Ah, certes, il fait beau voir notre Ministre des Affaires Etrangères prétendre que ce sont les autres qui ont changé quand, en réalité, c'est notre propre position, devenue aujourd'hui à tout plein intenable, qui doit être d'urgence abandonnée. Nous le voyons donc sur la Syrie et nous le constatons dans la lutte contre les organisations terroristes: il est nécessaire de se rapprocher de la Russie. Par la bouche de François Hollande parlant devant le Parlement réuni en Congrès à Versailles, nous avons donc entendu cet aveu que, désormais, le premier ennemi de la France, l'ennemi principal, était DAESH. Il était plus que temps, et il est tragique qu'il est fallu 130 morts pour que notre gouvernement s'en aperçoive.

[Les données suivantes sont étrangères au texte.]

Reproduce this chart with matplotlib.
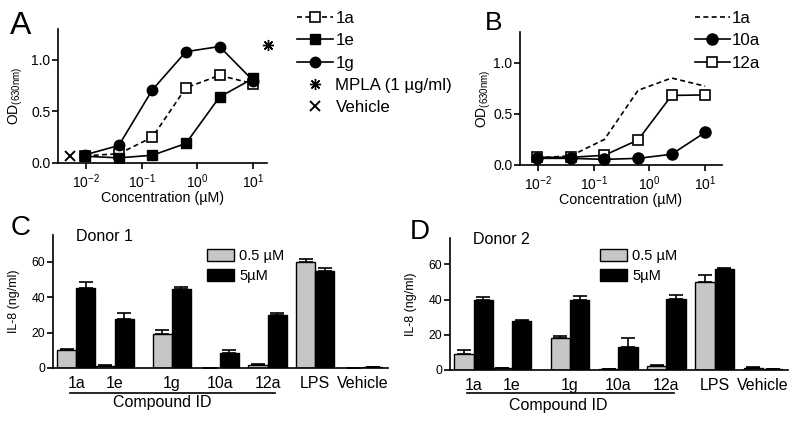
import numpy as np
import matplotlib
matplotlib.use('Agg')
import matplotlib.pyplot as plt
from matplotlib.lines import Line2D
from matplotlib.patches import Patch
from matplotlib.ticker import NullLocator, FixedLocator, FixedFormatter
import matplotlib.transforms as mtransforms

plt.rcParams['font.family'] = ['Liberation Sans', 'DejaVu Sans']
plt.rcParams['mathtext.fontset'] = 'custom'
plt.rcParams['mathtext.rm'] = 'Liberation Sans'
plt.rcParams['mathtext.it'] = 'Liberation Sans:italic'
plt.rcParams['mathtext.bf'] = 'Liberation Sans:bold'

# ---------------- data ----------------
conc = [0.0098, 0.039, 0.156, 0.625, 2.5, 10]
od_1a = [0.07, 0.09, 0.25, 0.73, 0.85, 0.77]
od_1e = [0.065, 0.05, 0.075, 0.19, 0.64, 0.82]
od_1g = [0.08, 0.17, 0.71, 1.08, 1.13, 0.80]
od_10a = [0.065, 0.065, 0.055, 0.065, 0.105, 0.32]
od_12a = [0.075, 0.075, 0.095, 0.245, 0.68, 0.685]
mpla_conc = [18.5]
mpla_od = [1.14]
vehicle_conc = [0.0051]
vehicle_od = [0.065]

compounds = ['1a', '1e', '1g', '10a', '12a', 'LPS', 'Vehicle']
d1_low = [10.0, 1.3, 19.4, 0.0, 1.8, 59.6, 0.2]
d1_low_err = [0.5, 0.3, 1.8, 0.0, 0.3, 2.0, 0.0]
d1_high = [45.2, 27.8, 44.6, 8.5, 30.1, 54.6, 0.3]
d1_high_err = [3.3, 3.3, 1.0, 1.8, 1.1, 1.6, 0.0]
d2_low = [9.3, 1.3, 18.1, 0.4, 2.3, 50.0, 1.0]
d2_low_err = [1.8, 0.1, 1.3, 0.1, 0.6, 4.0, 0.6]
d2_high = [40.0, 28.0, 40.0, 12.8, 40.4, 57.5, 0.3]
d2_high_err = [1.4, 0.2, 1.8, 5.3, 2.0, 0.5, 0.0]

# layout (group centres, in bar-width units)
group_pos = [0, 2, 5, 7.5, 10, 12.5, 15]

GRAY = '#c6c6c6'
W, H = 800, 425
fig = plt.figure(figsize=(8, 4.25), dpi=100)


def px_axes(l, t, r, b):
    return fig.add_axes([l / W, 1 - b / H, (r - l) / W, (b - t) / H])


def style(ax, labelsize):
    for s in ['top', 'right']:
        ax.spines[s].set_visible(False)
    for s in ['left', 'bottom']:
        ax.spines[s].set_linewidth(1.2)
    ax.tick_params(direction='out', length=4, width=1.2, labelsize=labelsize, pad=1.5)


axA = px_axes(58, 29, 267, 163)
axB = px_axes(520, 32, 722, 165)
axC = px_axes(53, 235, 388, 368)
axD = px_axes(450, 238, 788, 370)

dash = (0, (3, 2))
LW = 1.2


def log_axis(ax, xmin, xmax, ylab_x):
    ax.set_xscale('log')
    ax.set_xlim(xmin, xmax)
    ax.set_ylim(0, 1.3)
    ax.xaxis.set_major_locator(FixedLocator([1e-2, 1e-1, 1e0, 1e1]))
    ax.xaxis.set_major_formatter(FixedFormatter([r'$\mathregular{10^{-2}}$', r'$\mathregular{10^{-1}}$',
                                                 r'$\mathregular{10^{0}}$', r'$\mathregular{10^{1}}$']))
    ax.xaxis.set_minor_locator(NullLocator())
    ax.set_yticks([0, 0.5, 1.0])
    ax.set_yticklabels(['0.0', '0.5', '1.0'])
    style(ax, 10)
    ax.tick_params(axis='x', pad=3)
    ax.text(ylab_x, 0.5, r'OD$_{\mathregular{(630nm)}}$', transform=ax.transAxes,
            rotation=90, ha='center', va='center', fontsize=10)
    ax.set_xlabel('Concentration (µM)', fontsize=10.3, labelpad=0)


LEG = dict(bbox_transform=fig.transFigure, frameon=False, fontsize=12.2, borderpad=0, borderaxespad=0,
           handletextpad=0.12, labelspacing=0.43, numpoints=1, loc='upper left')

# ---------------- Panel A ----------------
log_axis(axA, 10 ** -2.5, 10 ** 1.25, -0.2)
l1a, = axA.plot(conc, od_1a, ls=dash, color='k', lw=LW, marker='s', mfc='white', mec='k', mew=1.2, ms=7, label='1a')
l1g, = axA.plot(conc, od_1g, ls='-', color='k', lw=LW, marker='o', mfc='k', mec='k', ms=7.5, label='1g')
l1e, = axA.plot(conc, od_1e, ls='-', color='k', lw=LW, marker='s', mfc='k', mec='k', ms=7, label='1e')
lm, = axA.plot(mpla_conc, mpla_od, ls='none', marker=(8, 2, 0), color='k', ms=8, mew=1.0,
               label='MPLA (1 µg/ml)', clip_on=False)
lv, = axA.plot(vehicle_conc, vehicle_od, ls='none', marker='x', color='k', ms=7, mew=1.4, label='Vehicle',
               clip_on=False)
axA.legend(handles=[l1a, l1e, l1g, lm, lv], bbox_to_anchor=(297 / W, 1 - 11 / H), handlelength=2.15, **LEG)

# ---------------- Panel B ----------------
log_axis(axB, 10 ** -2.32, 10 ** 1.3, -0.18)
b1a, = axB.plot(conc, od_1a, ls=dash, color='k', lw=LW, label='1a')
b12, = axB.plot(conc, od_12a, ls='-', color='k', lw=LW, marker='s', mfc='white', mec='k', mew=1.2, ms=7.5,
                label='12a')
b10, = axB.plot(conc, od_10a, ls='-', color='k', lw=LW, marker='o', mfc='k', mec='k', ms=8, label='10a')
axB.legend(handles=[b1a, b10, b12], bbox_to_anchor=(695 / W, 1 - 11 / H), handlelength=2.05, **LEG)


# ---------------- Panels C / D ----------------
def bar_panel(ax, low, low_err, high, high_err, donor, line_y, text_y, text_x, leg_xy):
    x = np.array(group_pos, dtype=float)
    zeros = np.zeros(len(x))
    ekw = dict(elinewidth=1.2, capthick=1.2, ecolor='k')
    ax.bar(x - 0.5, low, width=1.0, color=GRAY, edgecolor='k', linewidth=1.0,
           yerr=[zeros, low_err], capsize=5, error_kw=ekw)
    ax.bar(x + 0.5, high, width=1.0, color='k', edgecolor='k', linewidth=1.0,
           yerr=[zeros, high_err], capsize=5, error_kw=ekw)
    ax.set_xlim(-1.22, 16.3)
    ax.set_ylim(0, 75)
    ax.set_yticks([0, 20, 40, 60])
    style(ax, 8.8)
    ax.set_xticks(x)
    ax.set_xticklabels(compounds, fontsize=11.5)
    ax.tick_params(axis='x', length=0, pad=5.5)
    ax.text(-0.115, 0.5, 'IL-8 (ng/ml)', transform=ax.transAxes, rotation=90, ha='center', va='center',
            fontsize=9)
    trans = mtransforms.blended_transform_factory(ax.transData, ax.transAxes)
    ax.plot([-0.35, 10.4], [line_y, line_y], transform=trans, color='k', lw=1.2, clip_on=False)
    ax.text(text_x, text_y, 'Compound ID', transform=trans, ha='center', va='center', fontsize=11.5)
    ax.text(0.068, 0.985, donor, transform=ax.transAxes, ha='left', va='center', fontsize=11.5)
    handles = [Patch(facecolor=GRAY, edgecolor='k', linewidth=1.0, label='0.5 µM'),
               Patch(facecolor='k', edgecolor='k', linewidth=1.0, label='5µM')]
    ax.legend(handles=handles, loc='upper left', bbox_to_anchor=(leg_xy[0] / W, 1 - leg_xy[1] / H),
              bbox_transform=fig.transFigure, frameon=False, fontsize=10.5, borderpad=0, borderaxespad=0,
              handlelength=1.85, handleheight=0.9, handletextpad=0.35, labelspacing=0.38)


bar_panel(axC, d1_low, d1_low_err, d1_high, d1_high_err, 'Donor 1', -0.186, -0.262, 4.47, (207, 249))
bar_panel(axD, d2_low, d2_low_err, d2_high, d2_high_err, 'Donor 2', -0.172, -0.272, 4.4, (600, 249))

# panel letters
fig.text(21 / W, 1 - 26 / H, 'A', fontsize=23, ha='center', va='center')
fig.text(494 / W, 1 - 23 / H, 'B', fontsize=19, ha='center', va='center')
fig.text(21 / W, 1 - 228 / H, 'C', fontsize=20, ha='center', va='center')
fig.text(420 / W, 1 - 232 / H, 'D', fontsize=20, ha='center', va='center')

fig.savefig('out.png', dpi=100)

Retournement vis-à-vis de la Russie
Les chefs des deux armées ont donc engagé les procédures de coordination. Gageons qu'elles étaient déjà discutées sous le manteau depuis quelques jours. Au-delà du symbole, mesure-t-on ce qu'a eu d'odieux la politique des membres de ce gouvernements envers la Russie depuis trois ans? L'absence d'un représentant officiel au défilé du 9 mai, l'annulation du contrat pour les 2 BPC de la classe « Mistral », ont été autant d'insultes aussi délibérées qu'elles étaient inutiles et contre-productives. Le fait qu'elles se soient accompagnées de gestes multiples « d'amitiés » avec des pays dont l'attitude est pour le coup bien plus ambiguë sur le soutien aux terroristes ou du moins à l'idéologie qui les inspire, n' a fait que rendre cette situation encore plus insupportable.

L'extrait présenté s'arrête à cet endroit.